Having practiced law for many years, I’ve had an occasion to try dozens upon dozens of cases, jury trials, bench trials, arbitration, and clients often ask me, “What can I do to put on a good case? What are some effective trial strategies? So I’m gonna give you three tips to put on a good case.
Number one, show up. I cannot stress how important it is to be physically present throughout trial. And I cannot tell you how many times I’ve been in trials, where one or more of the parties are not there. The jury will notice the empty chair. Think about it. You’re asking the jury to take time out of their day to sit there and listen to your trial proceeding. The least you can do is to be there. Similarly, I’ve seen situations where the person who is sitting there knows nothing about the case, particularly in corporate situations. It’s important that the decision-maker, the person who had a role in the case, is physically present throughout the entire proceeding. When the jury comes in, they should see them. When the jury leaves for the day, they should see them. Trust me, juries notice empty chairs.
Dress the Part
Number two, dress the part. Clients ask me, “What should I wear to trial?” Well, do you wear boots to work?

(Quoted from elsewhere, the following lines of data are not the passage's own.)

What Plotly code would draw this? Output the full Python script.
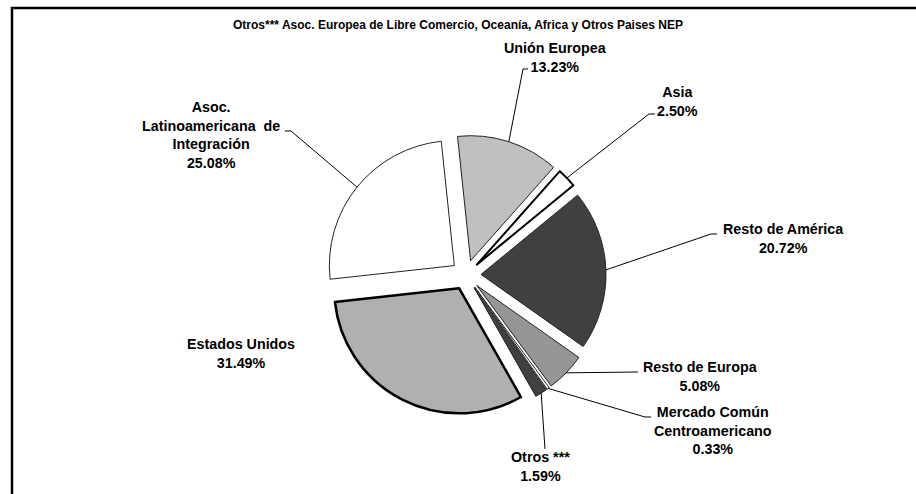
import math
import plotly.graph_objects as go

# ---------------- data ----------------
labels = ["Unión Europea", "Asia", "Resto de América", "Resto de Europa",
          "Mercado Común Centroamericano", "Otros ***", "Estados Unidos",
          "Asoc. Latinoamericana de Integración"]
values = [13.23, 2.50, 20.72, 5.08, 0.33, 1.59, 31.49, 25.08]
label_text = ["Unión Europea<br>13.23%", "Asia<br>2.50%", "Resto de América<br>20.72%",
              "Resto de Europa<br>5.08%", "Mercado Común<br>Centroamericano<br>0.33%",
              "Otros ***<br>1.59%", "Estados Unidos<br>31.49%",
              "Asoc.<br>Latinoamericana  de<br>Integración<br>25.08%"]
title_text = "Otros*** Asoc. Europea de Libre Comercio, Oceanía, Africa y Otros Paises NEP"

# ---------------- styles ----------------
colors = ["#c0c0c0", "#ffffff", "#404040", "#969696", "#ffffff", "#404040", "#b0b0b0", "#ffffff"]
line_w = [1, 2, 1, 1, 1, 1, 2.5, 1]
line_c = ["#222222", "#000000", "#222222", "#222222", "#222222", "#222222", "#000000", "#222222"]

W, H = 916, 494
PULL = 0.12
ROT = -6
PIE_CX, PIE_CY, PIE_R = 466, 275, 125
dom_x = [(PIE_CX - 170) / W, (PIE_CX + 170) / W]
box_h = 2 * PIE_R * (1 + PULL)
dom_y = [(H - PIE_CY - box_h / 2) / H, (H - PIE_CY + box_h / 2) / H]

# plotly's own pie geometry (r = min(box)/(2+2*maxPull))
bw = W * (dom_x[1] - dom_x[0])
bh = H * (dom_y[1] - dom_y[0])
R = min(bw, bh) / (2 + 2 * PULL)
CX = W * (dom_x[0] + dom_x[1]) / 2
CY = H * (1 - (dom_y[0] + dom_y[1]) / 2)

# label block centres (px) and leader start points (px, label side)
label_pos = [(555, 57), (677, 101), (783, 238), (700, 376), (713, 430),
             (540, 466), (241, 353), (211, 135)]
leader_pts = [[(528, 69), (523, 69)], [(655, 114), (649, 114)], [(717, 234), (711, 234)],
              [(638, 372)], [(651, 417), (645, 417)], [(545, 449)], None,
              [(285, 131), (291, 131)]]

FONT = "Liberation Sans, Arial, sans-serif"

fig = go.Figure()
fig.add_trace(go.Pie(
    labels=labels, values=values, sort=False, direction="clockwise",
    rotation=ROT, pull=[PULL] * len(values),
    marker=dict(colors=colors, line=dict(color=line_c, width=line_w)),
    textinfo="none", hoverinfo="label+percent", showlegend=False,
    domain=dict(x=dom_x, y=dom_y),
))

def px2paper(x, y):
    return x / W, 1 - y / H

total = sum(values)
acc = 0.0
shapes = []
annotations = []
for i, v in enumerate(values):
    mid = math.radians(ROT + 360 * (acc + v / 2) / total)
    acc += v
    ex = CX + R * (1 + PULL) * math.sin(mid)
    ey = CY - R * (1 + PULL) * math.cos(mid)
    lx, ly = label_pos[i]
    px, py = px2paper(lx, ly)
    annotations.append(dict(x=px, y=py, xref="paper", yref="paper", text="<b>%s</b>" % label_text[i],
                            showarrow=False, xanchor="center", yanchor="middle",
                            font=dict(family=FONT, size=14.3, color="#000000")))
    if leader_pts[i]:
        pts = leader_pts[i] + [(ex, ey)]
        path = "M " + " L ".join("%f,%f" % px2paper(a, b) for a, b in pts)
        shapes.append(dict(type="path", xref="paper", yref="paper", path=path,
                           line=dict(color="#000000", width=1)))

annotations.append(dict(x=458 / W, y=1 - 25 / H, xref="paper", yref="paper",
                        text="<b>%s</b>" % title_text, showarrow=False,
                        xanchor="center", yanchor="middle",
                        font=dict(family=FONT, size=12, color="#000000")))

# chart frame
shapes.append(dict(type="rect", xref="paper", yref="paper",
                   x0=12 / W, x1=1.05, y0=-0.05, y1=1 - 8 / H,
                   line=dict(color="#000000", width=2.5)))

fig.update_layout(width=W, height=H, margin=dict(l=0, r=0, t=0, b=0),
                  paper_bgcolor="#ffffff", plot_bgcolor="#ffffff",
                  shapes=shapes, annotations=annotations)
fig.write_html("out.html", config={"displayModeBar": False},
               post_script="document.body.style.margin='0px';")
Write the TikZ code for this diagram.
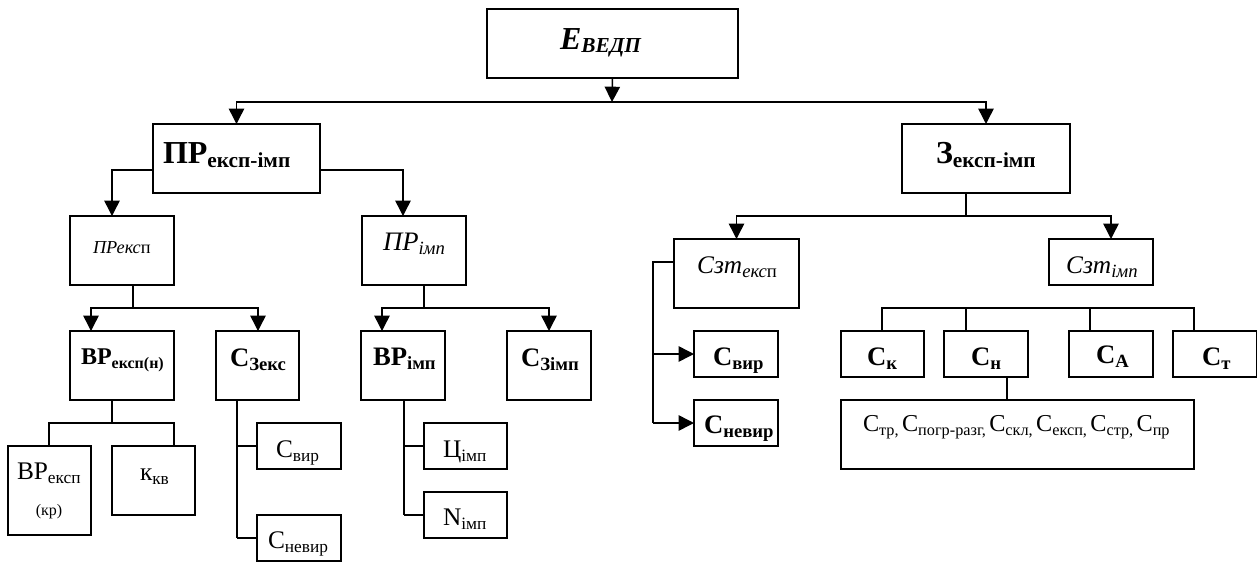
\documentclass[tikz,border=0pt]{standalone}
\usepackage{fontspec}
\setmainfont{Liberation Serif}
\usetikzlibrary{arrows.meta}
\tikzset{
  box/.style={draw=black,line width=1.1pt,inner sep=0pt,outer sep=0pt},
  txt/.style={anchor=base west,inner sep=0pt,outer sep=0pt,text=black},
  conn/.style={draw=black,line width=1.1pt},
  arr/.style={conn,-{Triangle[length=11.5pt,width=11.5pt]}}
}
% \bx{name}{x1}{y1}{x2}{y2}{textx}{texty}{text}
\newcommand\bx[8]{%
  \node[box,minimum width={(#4-#2)*0.75pt},minimum height={(#5-#3)*0.75pt}] (#1) at ({(#2+#4)/2},{(#3+#5)/2}) {};
  \node[txt] (#1t) at (#6,#7) {#8};}
\newcommand\fs[1]{\fontsize{#1}{#1}\selectfont}
\newcommand\lo[2]{\raisebox{-#1pt}{#2}}
\newcommand\Rg[2]{{\fs{19}#1\lo{3}{\fs{13}#2}}}
\newcommand\Rs[2]{{\fs{18.2}#1\lo{3}{\fs{12.2}#2}}}
\newcommand\Bd[2]{{\bfseries\fs{19}#1\lo{3}{\fs{13}#2}}}
\newcommand\Bp[2]{{\bfseries\fs{20}#1\lo{3}{\fs{14}#2}}}
\newcommand\It[2]{{\itshape\fs{20}#1\lo{3}{\fs{14}#2}}}
\begin{document}
\begin{tikzpicture}[x=0.75pt,y=-0.75pt]
\useasboundingbox (0,0) rectangle (1257,561);
\bx{top}{487}{9}{738}{78}{560}{49}{{\bfseries\itshape\fs{24}E\lo{2.5}{\fs{16}ВЕДП}}}
\bx{pr}{153}{124}{320}{193}{163}{163}{{\bfseries\fs{24}ПР\lo{3}{\fs{16}експ-імп}}}
\bx{z}{902}{124}{1070}{193}{936}{163}{{\bfseries\fs{24}З\lo{3}{\fs{16}експ-імп}}}
\bx{pre}{70}{216}{174}{285}{93}{253}{{\itshape\fs{13.7}ПРекс\upshape п}}
\bx{pri}{362}{216}{466}{285}{383}{250}{\It{ПР}{імп}}
\bx{bpe}{70}{331}{174}{400}{81}{364}{{\bfseries\fs{18}ВР\lo{3}{\fs{12}експ(н)}}}
\bx{sze}{216}{331}{299}{400}{230}{366}{\Bp{С}{Зекс}}
\bx{bpi}{361}{331}{445}{400}{373}{365}{\Bp{ВР}{імп}}
\bx{szi}{507}{331}{591}{400}{521}{366}{\Bp{С}{Зімп}}
\bx{bpk}{8}{446}{91}{535}{17}{479}{\Rg{ВР}{експ}}
\node[txt,anchor=base] (kr) at (49,515) {\fs{12}(кр)};
\bx{kkv}{112}{446}{195}{515}{140}{480}{\Rg{к}{кв}}
\bx{svir}{257}{423}{341}{469}{276}{457}{\Rg{С}{вир}}
\bx{snev}{257}{515}{341}{561}{268}{548}{\Rg{С}{невир}}
\bx{cimp}{424}{423}{507}{469}{443}{457}{\Rg{Ц}{імп}}
\bx{nimp}{424}{492}{507}{538}{443}{525}{\Rg{N}{імп}}
\bx{sze2}{674}{239}{799}{308}{697}{273}{{\itshape\fs{19}Сзт\lo{3}{\fs{14}екс\upshape п}}}
\bx{szi2}{1049}{239}{1153}{285}{1066}{273}{{\itshape\fs{19}Сзт\lo{3}{\fs{14}імп}}}
\bx{sv}{694}{331}{778}{377}{713}{365}{\Bp{С}{вир}}
\bx{sn}{694}{400}{778}{446}{704}{433}{\Bp{С}{невир}}
\bx{ck}{841}{331}{924}{377}{867}{365}{\Bp{С}{к}}
\bx{cn}{944}{331}{1028}{377}{971}{365}{\Bp{С}{н}}
\bx{ca}{1069}{331}{1153}{377}{1096}{363}{\Bp{С}{А}}
\bx{ct}{1173}{331}{1257}{377}{1202}{365}{\Bp{С}{т}}
\bx{big}{841}{400}{1194}{469}{863}{431}{\Rs{С}{тр,} \Rs{С}{погр-разг,} \Rs{С}{скл,} \Rs{С}{експ,} \Rs{С}{стр,} \Rs{С}{пр}}
% junctions
\coordinate (j0) at (612,102);
\coordinate (jprl) at (153,170);
\coordinate (jprr) at (320,170);
\coordinate (j1) at (133,308);
\coordinate (j2) at (424,308);
\coordinate (j3) at (966,216);
\coordinate (j4) at (112,423);
\coordinate (j5) at (966,308);
\coordinate (j6) at (653,262);
% top
\draw[arr] (top.south) -- (j0);
\draw[arr] (j0) -| (pr.north);
\draw[arr] (j0) -| (z.north);
% pr
\draw[arr] (jprl) -| (112,216);
\draw[arr] (jprr) -| (403,216);
% lower left
\draw[conn] (133,285) -- (j1);
\draw[arr] (j1) -| (91,331);
\draw[arr] (j1) -| (258,331);
\draw[conn] (424,285) -- (j2);
\draw[arr] (j2) -| (382,331);
\draw[arr] (j2) -| (549,331);
% z
\draw[conn] (966,193) -- (j3);
\draw[arr] (j3) -| (sze2.north);
\draw[arr] (j3) -| (1111,239);
% bpe
\draw[conn] (112,400) -- (j4);
\draw[conn] (j4) -| (49,446);
\draw[conn] (j4) -| (174,446);
% sze
\draw[conn] (237,400) -- (237,538);
\draw[conn] (237,446) -- (257,446);
\draw[conn] (237,538) -- (257,538);
% bpi
\draw[conn] (404,400) -- (404,515);
\draw[conn] (404,446) -- (424,446);
\draw[conn] (404,515) -- (424,515);
% sze2
\draw[conn] (674,262) -- (j6) -- (653,423);
\draw[arr] (653,354) -- (sv.west);
\draw[arr] (653,423) -- (sn.west);
% costs
\draw[conn] (882,331) |- (1194,308) -- (1194,331);
\draw[conn] (j5) -- (966,331);
\draw[conn] (1090,308) -- (1090,331);
\draw[conn] (1007,377) -- (1007,400);
\end{tikzpicture}
\end{document}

Wear boots to trial. If you wear company attire to work, wear company attire to trial. If you do not wear three-piece suits on a day-to-day basis as part of your job, do not wear a three-piece suit to trial. Why is that? Because you want the jury to see you in your role in the case. And so if you’re wearing a three-piece suit, and you don’t typically do that, then the jury may be confused. And worse, they may confuse you and think that you’re putting on a show or performance and you don’t want that. You want the jury to see you in your role in the case.
And finally, be yourself. And this of all the tips is the most important. Be yourself at all times. Trust me, judges and juries will see through acts and performances. You don’t want that. You want the jury to see you for who you are. So, if you’re loud and gregarious and passionate, that’s okay. When you’re on the stand, show your passion. The jury will appreciate that and they’ll see you for who you are. On the other hand, if you’re soft-spoken, more mild-mannered, that’s okay too. But make sure you tell your story. Tell the judge and jury why it is that you should win your case. Be authentic, be yourself.
So with those three tips, show up, dress the part and be yourself, you’ll be well on your way to putting on a good trial and effective trial strategy.